Bake for another 10 minutes until the cheese is melty and the mushrooms are heated through. Serve over pasta with some extra sauce and fresh basil.

Portobello Parmesan

Makes 4 mushrooms, enough for 2-4 people depending on what else you are eating.
Adapted from One Perfect Bite

½ cup dried breadcrumbs
¼ cup parmesan, finely grated, plus 4 teaspoons for topping
2 garlic cloves, finely minced
¼ cup (scant) fresh basil, finely minced (Plus 4-6 extra basil leaves for garnish, sliced into strips)
2 Tablespoons fresh parsley, finely minced (preferably flat-leaf parsley)
1 teaspoon dried oregano
1 teaspoon dried marjoram
1 teaspoon paprika
½ teaspoon salt
¼ teaspoon black pepper
2 eggs, beaten
4 portobello mushroom caps, cleaned, well-dried and stems removed
¾ cup mozzarella, grated
1-2 cups tomato sauce (depending on whether you are also using sauce for pasta)
2-3 Tablespoons olive oil

1. Preheat oven to 400°F. Line a rimmed baking sheet or pan with foil and place a metal rack on top of it. Brush metal rack well with olive oil.
2. In a wide bowl, combine breadcrumbs, ¼ cup parmesan, garlic, basil, parsley, oregano, marjoram, paprika, salt and pepper.
3. Beat eggs in a bowl wide enough for portobellos.
4. Dip each mushroom in egg, making sure to coat all sides, including the “gills.” Then dip in breadcrumb mixture, pressing breadcrumbs onto the mushroom a bit to encourage sticking.
5. Place mushrooms stem-side down on the metal rack and drizzle with olive oil. Bake until the tops are golden brown, 15-20 minutes.
6. Remove pan from the oven and carefully turn over each mushroom so the stem side is facing up.

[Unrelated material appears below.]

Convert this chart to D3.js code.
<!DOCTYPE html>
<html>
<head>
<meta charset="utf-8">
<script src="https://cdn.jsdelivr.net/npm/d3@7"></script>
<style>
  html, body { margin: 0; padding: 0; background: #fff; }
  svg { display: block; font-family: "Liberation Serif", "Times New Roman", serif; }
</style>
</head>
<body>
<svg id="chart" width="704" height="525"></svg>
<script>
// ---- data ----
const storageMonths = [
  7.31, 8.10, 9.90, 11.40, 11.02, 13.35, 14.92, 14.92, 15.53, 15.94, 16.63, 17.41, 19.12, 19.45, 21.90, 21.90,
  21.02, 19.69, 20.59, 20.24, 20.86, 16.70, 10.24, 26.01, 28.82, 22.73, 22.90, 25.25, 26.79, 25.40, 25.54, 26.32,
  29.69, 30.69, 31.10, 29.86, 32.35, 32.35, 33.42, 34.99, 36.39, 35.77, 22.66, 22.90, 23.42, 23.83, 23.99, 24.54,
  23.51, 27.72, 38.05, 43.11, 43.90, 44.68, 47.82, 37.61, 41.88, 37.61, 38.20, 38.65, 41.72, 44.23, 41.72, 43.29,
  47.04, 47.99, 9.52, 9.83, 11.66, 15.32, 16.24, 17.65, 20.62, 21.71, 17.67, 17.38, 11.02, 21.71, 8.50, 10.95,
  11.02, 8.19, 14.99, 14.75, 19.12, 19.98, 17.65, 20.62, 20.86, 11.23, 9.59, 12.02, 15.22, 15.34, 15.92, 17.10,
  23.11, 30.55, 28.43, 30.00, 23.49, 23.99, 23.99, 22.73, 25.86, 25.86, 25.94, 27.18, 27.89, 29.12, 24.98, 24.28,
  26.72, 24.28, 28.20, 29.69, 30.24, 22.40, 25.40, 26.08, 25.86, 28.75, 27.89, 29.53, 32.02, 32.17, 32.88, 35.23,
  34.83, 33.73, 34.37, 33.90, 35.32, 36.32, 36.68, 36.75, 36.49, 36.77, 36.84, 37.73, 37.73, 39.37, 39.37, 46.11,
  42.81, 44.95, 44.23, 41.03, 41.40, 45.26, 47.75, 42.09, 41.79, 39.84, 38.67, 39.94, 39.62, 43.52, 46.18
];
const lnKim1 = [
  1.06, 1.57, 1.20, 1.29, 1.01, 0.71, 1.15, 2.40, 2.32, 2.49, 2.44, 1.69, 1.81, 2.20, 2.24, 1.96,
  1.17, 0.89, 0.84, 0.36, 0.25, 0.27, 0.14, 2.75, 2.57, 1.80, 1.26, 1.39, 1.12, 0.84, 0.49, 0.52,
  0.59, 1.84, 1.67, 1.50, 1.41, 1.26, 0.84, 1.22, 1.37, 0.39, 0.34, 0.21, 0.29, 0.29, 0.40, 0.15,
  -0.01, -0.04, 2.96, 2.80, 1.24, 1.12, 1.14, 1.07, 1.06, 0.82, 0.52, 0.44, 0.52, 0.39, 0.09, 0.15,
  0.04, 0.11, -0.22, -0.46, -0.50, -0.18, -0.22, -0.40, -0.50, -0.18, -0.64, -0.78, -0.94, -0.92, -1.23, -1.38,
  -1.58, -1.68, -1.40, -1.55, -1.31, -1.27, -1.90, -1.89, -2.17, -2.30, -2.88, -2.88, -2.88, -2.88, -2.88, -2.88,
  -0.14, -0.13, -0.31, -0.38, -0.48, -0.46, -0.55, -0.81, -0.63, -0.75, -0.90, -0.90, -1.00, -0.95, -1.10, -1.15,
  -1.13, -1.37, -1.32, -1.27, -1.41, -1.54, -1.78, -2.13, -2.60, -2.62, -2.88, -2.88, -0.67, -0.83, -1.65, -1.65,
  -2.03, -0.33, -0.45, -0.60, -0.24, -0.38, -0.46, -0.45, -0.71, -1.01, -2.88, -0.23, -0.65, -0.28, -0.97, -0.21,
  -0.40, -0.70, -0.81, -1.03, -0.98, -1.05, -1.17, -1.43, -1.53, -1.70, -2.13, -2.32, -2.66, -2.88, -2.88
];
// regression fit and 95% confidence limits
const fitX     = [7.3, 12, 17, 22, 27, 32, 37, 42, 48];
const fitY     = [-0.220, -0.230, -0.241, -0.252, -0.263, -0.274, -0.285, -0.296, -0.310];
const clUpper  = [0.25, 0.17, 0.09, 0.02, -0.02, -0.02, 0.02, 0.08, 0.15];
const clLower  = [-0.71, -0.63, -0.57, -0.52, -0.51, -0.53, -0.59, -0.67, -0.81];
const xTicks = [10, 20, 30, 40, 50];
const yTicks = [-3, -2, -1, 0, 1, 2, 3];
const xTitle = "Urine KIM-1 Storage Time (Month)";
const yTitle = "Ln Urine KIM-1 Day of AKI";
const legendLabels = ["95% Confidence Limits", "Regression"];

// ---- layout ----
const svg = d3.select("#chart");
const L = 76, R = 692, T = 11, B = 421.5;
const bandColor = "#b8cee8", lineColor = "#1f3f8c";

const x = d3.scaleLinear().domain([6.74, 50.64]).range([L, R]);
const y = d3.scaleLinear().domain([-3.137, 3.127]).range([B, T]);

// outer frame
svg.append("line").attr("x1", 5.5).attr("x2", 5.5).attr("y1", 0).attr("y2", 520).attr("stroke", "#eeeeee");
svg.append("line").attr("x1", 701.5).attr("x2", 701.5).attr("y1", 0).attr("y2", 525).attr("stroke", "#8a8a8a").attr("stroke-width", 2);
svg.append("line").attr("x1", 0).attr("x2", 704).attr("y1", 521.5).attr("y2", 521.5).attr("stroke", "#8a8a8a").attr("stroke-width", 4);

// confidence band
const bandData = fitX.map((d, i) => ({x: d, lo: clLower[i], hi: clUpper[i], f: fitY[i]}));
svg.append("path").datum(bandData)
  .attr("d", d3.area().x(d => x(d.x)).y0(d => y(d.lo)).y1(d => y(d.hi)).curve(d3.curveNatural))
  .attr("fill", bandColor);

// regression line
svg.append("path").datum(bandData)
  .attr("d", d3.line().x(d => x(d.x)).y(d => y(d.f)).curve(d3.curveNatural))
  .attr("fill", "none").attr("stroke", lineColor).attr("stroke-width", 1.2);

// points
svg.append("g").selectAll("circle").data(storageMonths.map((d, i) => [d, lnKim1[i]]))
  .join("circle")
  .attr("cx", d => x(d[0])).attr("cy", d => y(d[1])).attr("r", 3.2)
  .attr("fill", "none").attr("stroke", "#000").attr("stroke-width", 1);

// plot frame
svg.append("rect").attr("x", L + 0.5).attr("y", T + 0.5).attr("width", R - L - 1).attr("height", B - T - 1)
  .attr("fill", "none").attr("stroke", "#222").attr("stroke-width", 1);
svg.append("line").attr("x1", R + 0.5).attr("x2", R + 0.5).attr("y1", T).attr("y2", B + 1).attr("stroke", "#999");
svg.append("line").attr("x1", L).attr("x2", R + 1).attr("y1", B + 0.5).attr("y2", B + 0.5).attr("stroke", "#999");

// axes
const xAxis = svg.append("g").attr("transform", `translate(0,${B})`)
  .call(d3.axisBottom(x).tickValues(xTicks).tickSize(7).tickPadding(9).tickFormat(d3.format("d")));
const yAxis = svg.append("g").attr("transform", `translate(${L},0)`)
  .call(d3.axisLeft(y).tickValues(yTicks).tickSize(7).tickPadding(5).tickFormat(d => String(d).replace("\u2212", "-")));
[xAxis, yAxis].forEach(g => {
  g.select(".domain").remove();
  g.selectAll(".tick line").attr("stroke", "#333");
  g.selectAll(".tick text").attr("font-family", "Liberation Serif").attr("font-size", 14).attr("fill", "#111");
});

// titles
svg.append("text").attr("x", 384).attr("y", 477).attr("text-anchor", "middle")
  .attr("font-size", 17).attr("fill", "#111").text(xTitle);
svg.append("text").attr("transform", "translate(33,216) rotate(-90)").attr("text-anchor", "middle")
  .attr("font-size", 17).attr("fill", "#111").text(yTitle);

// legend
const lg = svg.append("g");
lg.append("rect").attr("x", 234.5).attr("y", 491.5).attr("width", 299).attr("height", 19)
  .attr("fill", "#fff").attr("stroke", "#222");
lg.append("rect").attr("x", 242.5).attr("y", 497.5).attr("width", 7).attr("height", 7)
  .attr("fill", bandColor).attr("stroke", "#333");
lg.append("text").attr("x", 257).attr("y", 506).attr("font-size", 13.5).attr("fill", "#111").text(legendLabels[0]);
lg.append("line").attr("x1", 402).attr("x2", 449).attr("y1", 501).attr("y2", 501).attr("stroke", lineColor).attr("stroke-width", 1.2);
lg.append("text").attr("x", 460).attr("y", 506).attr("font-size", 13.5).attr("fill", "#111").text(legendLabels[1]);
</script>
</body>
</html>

Top each mushroom with 1 teaspoon parmesan, a small handful of mozzarella and a couple tablespoons of tomato sauce.
7. Return to the oven and bake until cheese is melted and bubbly and mushrooms are cooked-through, 10-15 minutes. Serve over some pasta with extra sauce, heated up, on the side.

Note about cooking times: I cooked these for the minimum time (15 minutes stem-side down and 10 minutes stem-side up). I was happy with the result; the mushrooms were hot, but still very firm. If you like your ‘bellos a little more well-done, I would leave them for the maximum cooking time.